Dynamic Integration of DTS Data for Hydraulically Fractured Reservoir Characterization with the Ensemble Kalman Filter

The deployment of fiber-optic-based distributed temperature sensing (DTS) in hydraulically fractured wells has enabled us to observe the dynamic temperature profile along the wellbore during treatment, flow back and production not only as a postprocessing step but also in real-time monitoring applications of the hydraulic fracturing process. Fracture initiation points, vertical coverage and number of created fractures can be identified by DTS data. However, to evaluate the well performance, optimize future treatments and better understand fracture modeling, additional accurate quantitative information such as fracture conductivity and geometries need to be inferred from DTS data. In this study, we propose to set up a stochastic inverse problem to infer hydraulic fracture characteristics such as fracture conductivity and geometries by integrating real-time DTS monitoring data.

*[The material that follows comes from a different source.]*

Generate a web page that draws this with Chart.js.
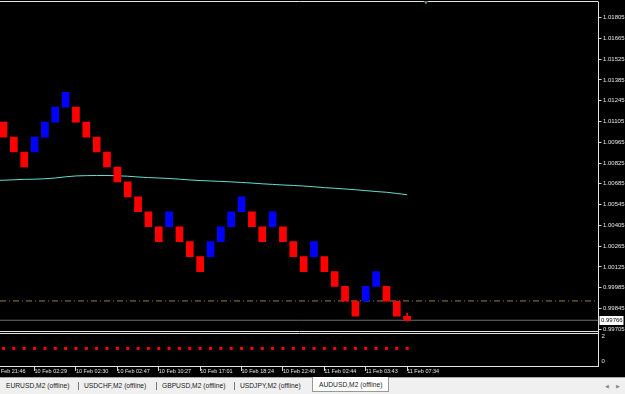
<!DOCTYPE html>
<html>
<head>
<meta charset="utf-8">
<script src="https://cdn.jsdelivr.net/npm/chart.js@4"></script>
<style>
  html, body { margin: 0; padding: 0; background: #000; overflow: hidden; }
  #wrap { position: relative; width: 625px; height: 394px; }
  canvas { display: block; }
  #tabs { position: absolute; left: 0; top: 377px; width: 625px; height: 17px; background: #f0f0f0;
          border-top: 1px solid #a8a8a8; box-sizing: border-box; font: 6.7px "Liberation Sans", sans-serif; color: #222; }
  .tab { position: absolute; top: 4px; white-space: nowrap; }
  .sep { position: absolute; top: 4px; width: 1px; height: 8px; background: #777; }
  .active { top: -1px; height: 15px; background: #fff; border: 1px solid #9a9a9a; border-top: none; box-sizing: border-box; padding: 4px 0 0 6px; }
  .arr { position: absolute; top: 5px; font: 5px "DejaVu Sans", sans-serif; color: #888; }
</style>
</head>
<body>
<div id="wrap">
  <canvas id="chart" width="625" height="377"></canvas>
  <div id="tabs">
    <span class="tab" style="left:6px">EURUSD,M2 (offline)</span>
    <i class="sep" style="left:78px"></i>
    <span class="tab" style="left:84px">USDCHF,M2 (offline)</span>
    <i class="sep" style="left:156px"></i>
    <span class="tab" style="left:162px">GBPUSD,M2 (offline)</span>
    <i class="sep" style="left:234px"></i>
    <span class="tab" style="left:240px">USDJPY,M2 (offline)</span>
    <span class="tab active" style="left:312px;width:77px">AUDUSD,M2 (offline)</span>
    <span class="arr" style="left:605px">&#9664;</span>
    <span class="arr" style="left:616px">&#9654;</span>
  </div>
</div>
<script>
// renko bricks (index 1..40), open / close prices
const brickIdx = [1, 2, 3, 4, 5, 6, 7, 8, 9, 10, 11, 12, 13, 14, 15, 16, 17, 18, 19, 20,
  21, 22, 23, 24, 25, 26, 27, 28, 29, 30, 31, 32, 33, 34, 35, 36, 37, 38, 39, 40];
const brickOpen = [1.01100, 1.00999, 1.00899, 1.00899, 1.00999, 1.01100, 1.01201, 1.01201, 1.01100, 1.00999,
  1.00899, 1.00798, 1.00698, 1.00597, 1.00497, 1.00396, 1.00396, 1.00396, 1.00296, 1.00195,
  1.00195, 1.00296, 1.00396, 1.00497, 1.00497, 1.00396, 1.00396, 1.00396, 1.00296, 1.00195,
  1.00195, 1.00195, 1.00094, 0.99994, 0.99894, 0.99894, 0.99994, 0.99994, 0.99894, 0.99793];
const brickClose = [1.00999, 1.00899, 1.00798, 1.00999, 1.01100, 1.01201, 1.01301, 1.01100, 1.00999, 1.00899,
  1.00798, 1.00698, 1.00597, 1.00497, 1.00396, 1.00296, 1.00497, 1.00296, 1.00195, 1.00094,
  1.00296, 1.00396, 1.00497, 1.00597, 1.00396, 1.00296, 1.00497, 1.00296, 1.00195, 1.00094,
  1.00296, 1.00094, 0.99994, 0.99894, 0.99793, 0.99994, 1.00094, 0.99894, 0.99793, 0.99766];
// last (forming) bar wick
const lastIdx = 40;
const lastHigh = 0.99812;
const lastLow = 0.99760;

// moving average, index 0..40
const maValues = [1.00707, 1.00709, 1.00712, 1.00715, 1.00716, 1.00719, 1.00724, 1.00732, 1.00738, 1.00740,
  1.00741, 1.00741, 1.00739, 1.00736, 1.00731, 1.00727, 1.00724, 1.00721, 1.00716, 1.00711,
  1.00707, 1.00704, 1.00701, 1.00698, 1.00694, 1.00690, 1.00685, 1.00681, 1.00677, 1.00674,
  1.00670, 1.00665, 1.00659, 1.00655, 1.00650, 1.00645, 1.00639, 1.00633, 1.00628, 1.00620, 1.00611];

// indicator window signal, index 1..40
const signal = [1, 1, 1, 1, 1, 1, 1, 1, 1, 1, 1, 1, 1, 1, 1, 1, 1, 1, 1, 1,
  1, 1, 1, 1, 1, 1, 1, 1, 1, 1, 1, 1, 1, 1, 1, 1, 1, 1, 1, 1];

const levelPrice = 0.99896;
const currentPrice = 0.99766;
const shiftMark = 41.82;

const priceTicks = [1.01805, 1.01665, 1.01525, 1.01385, 1.01245, 1.01105, 1.00965, 1.00825,
  1.00685, 1.00545, 1.00405, 1.00265, 1.00125, 0.99985, 0.99845, 0.99705];
const subTicks = [2, 0];
const timeTickIdx = [0, 4, 8, 12, 16, 20, 24, 28, 32, 36, 40];
const timeLabels = ['10 Feb 21:46', '10 Feb 02:29', '10 Feb 02:30', '10 Feb 02:47', '10 Feb 10:27', '10 Feb 17:01',
  '10 Feb 18:24', '10 Feb 22:49', '11 Feb 02:44', '11 Feb 03:43', '11 Feb 07:34'];

const X_MIN = 0.662;
const X_MAX = 58.49;

Chart.defaults.font.family = '"Liberation Sans", sans-serif';
Chart.defaults.font.size = 6;

const frame = {
  id: 'frame',
  afterDraw: (chart) => {
    const ctx = chart.ctx;
    const a = chart.chartArea;
    const y = chart.scales.y;
    const y2 = chart.scales.y2;
    ctx.save();
    ctx.strokeStyle = '#e4e4e4';
    ctx.lineWidth = 1;
    ctx.beginPath();
    ctx.moveTo(0, a.top - 0.5); ctx.lineTo(a.right, a.top - 0.5);
    ctx.moveTo(0, y.bottom - 0.5); ctx.lineTo(a.right, y.bottom - 0.5);
    ctx.moveTo(0, y2.top + 1.5); ctx.lineTo(a.right, y2.top + 1.5);
    ctx.stroke();

    // current price label
    const py = y.getPixelForValue(currentPrice);
    ctx.fillStyle = '#ffffff';
    ctx.fillRect(a.right + 1, Math.round(py) - 4, 24, 9);
    ctx.fillStyle = '#000000';
    ctx.font = '6px "Liberation Sans", sans-serif';
    ctx.textBaseline = 'middle';
    ctx.fillText(currentPrice.toFixed(5), a.right + 2.5, Math.round(py) + 0.5);

    // chart shift marker
    const sx = chart.scales.x.getPixelForValue(shiftMark);
    ctx.fillStyle = '#5f7d72';
    ctx.beginPath();
    ctx.moveTo(sx - 2.5, a.top - 1);
    ctx.lineTo(sx + 2.5, a.top - 1);
    ctx.lineTo(sx, a.top + 2.5);
    ctx.closePath();
    ctx.fill();
    ctx.restore();
  },
};

new Chart(document.getElementById('chart'), {
  data: {
    datasets: [
      {
        type: 'bar',
        data: brickIdx.map((x, i) => ({ x, y: [brickOpen[i], brickClose[i]] })),
        backgroundColor: brickIdx.map((x, i) => (brickClose[i] > brickOpen[i] ? '#0000ff' : '#ff0000')),
        borderWidth: 0,
        barThickness: 7,
        grouped: false,
        yAxisID: 'y',
      },
      {
        type: 'bar',
        data: [{ x: lastIdx, y: [lastLow, lastHigh] }],
        backgroundColor: '#ff0000',
        borderWidth: 0,
        barThickness: 1,
        grouped: false,
        yAxisID: 'y',
      },
      {
        type: 'line',
        data: maValues.map((v, i) => ({ x: i, y: v })),
        borderColor: '#66dccf',
        borderWidth: 1,
        pointRadius: 0,
        tension: 0,
        yAxisID: 'y',
      },
      {
        type: 'line',
        data: [{ x: X_MIN, y: levelPrice }, { x: X_MAX, y: levelPrice }],
        borderColor: '#a07a48',
        borderWidth: 1,
        borderDash: [6, 3, 1, 3],
        pointRadius: 0,
        yAxisID: 'y',
      },
      {
        type: 'line',
        data: [{ x: X_MIN, y: currentPrice }, { x: X_MAX, y: currentPrice }],
        borderColor: '#6e6e6e',
        borderWidth: 1,
        pointRadius: 0,
        yAxisID: 'y',
      },
      {
        type: 'line',
        data: brickIdx.map((x, i) => ({ x, y: signal[i] })),
        showLine: false,
        pointStyle: 'rect',
        pointRadius: 2.1,
        pointBorderWidth: 0,
        pointBackgroundColor: '#ff0000',
        yAxisID: 'y2',
      },
    ],
  },
  options: {
    responsive: false,
    animation: false,
    devicePixelRatio: 1,
    layout: { autoPadding: false, padding: { top: 2, left: 0, right: 0, bottom: 0 } },
    plugins: { legend: { display: false }, tooltip: { enabled: false } },
    scales: {
      x: {
        type: 'linear',
        position: 'bottom',
        offset: false,
        min: X_MIN,
        max: X_MAX,
        afterBuildTicks: (s) => { s.ticks = timeTickIdx.map((v) => ({ value: v })); },
        afterFit: (s) => { s.height = 11; s.paddingLeft = 0; s.paddingRight = 0; },
        ticks: {
          autoSkip: false, maxRotation: 0, minRotation: 0, align: 'start', padding: -2.5,
          color: '#e6e6e6', font: { size: 5.5 },
          callback: (v, i) => timeLabels[i],
        },
        grid: { drawOnChartArea: false, offset: false, tickLength: 5, color: '#d8d8d8' },
        border: { display: true, color: '#e4e4e4' },
      },
      y: {
        type: 'linear',
        position: 'right',
        stack: 'win',
        stackWeight: 330,
        min: 0.996869,
        max: 1.019094,
        afterBuildTicks: (s) => { s.ticks = priceTicks.map((v) => ({ value: v })); },
        afterFit: (s) => { s.width = 26.5; s.paddingTop = 0; s.paddingBottom = 0; },
        ticks: { autoSkip: false, padding: 1.5, color: '#e6e6e6', callback: (v) => v.toFixed(5) },
        grid: { drawOnChartArea: false, tickLength: 3, color: '#d8d8d8' },
        border: { display: true, color: '#e4e4e4' },
      },
      y2: {
        type: 'linear',
        position: 'right',
        stack: 'win',
        stackWeight: 34,
        min: -0.4,
        max: 2.32,
        afterBuildTicks: (s) => { s.ticks = subTicks.map((v) => ({ value: v })); },
        afterFit: (s) => { s.width = 26.5; s.paddingTop = 0; s.paddingBottom = 0; },
        ticks: { autoSkip: false, padding: 3, color: '#e6e6e6', callback: (v) => String(v) },
        grid: { drawOnChartArea: false, drawTicks: false },
        border: { display: true, color: '#e4e4e4' },
      },
    },
  },
  plugins: [frame],
});
</script>
</body>
</html>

We develop a synthetic non-isothermal simulation model containing a horizontal well with multi-stage transverse hydraulic fractures amenable for realist real-time DTS data. We also provide a comprehensive understanding of the effectiveness of different fracture and reservoir parameters in the monitored temperature data by means of sensitivity analysis. To estimate the hydraulic fracture characteristics, we employ the ensemble Kalman filter (EnKF), an ensemble based sequential model updating method, to assimilate DTS data. The EnKF enables us to perform quantitative fracture characterization and automatic history matching. The EnKF also offers several advantages for this application, including the ensemble formulation for uncertainty assessment, convenient gradient-free implementation, and the flexibility to incorporate additional monitoring data types. Examples are presented to illustrate the suitability of the EnKF-based fracture characterization for the inversion of DTS data to infer fracture geometries and conductivity. We demonstrate that by means of the EnKF we can identify accurately fracture halflength and fracture permeability from temperature inversion.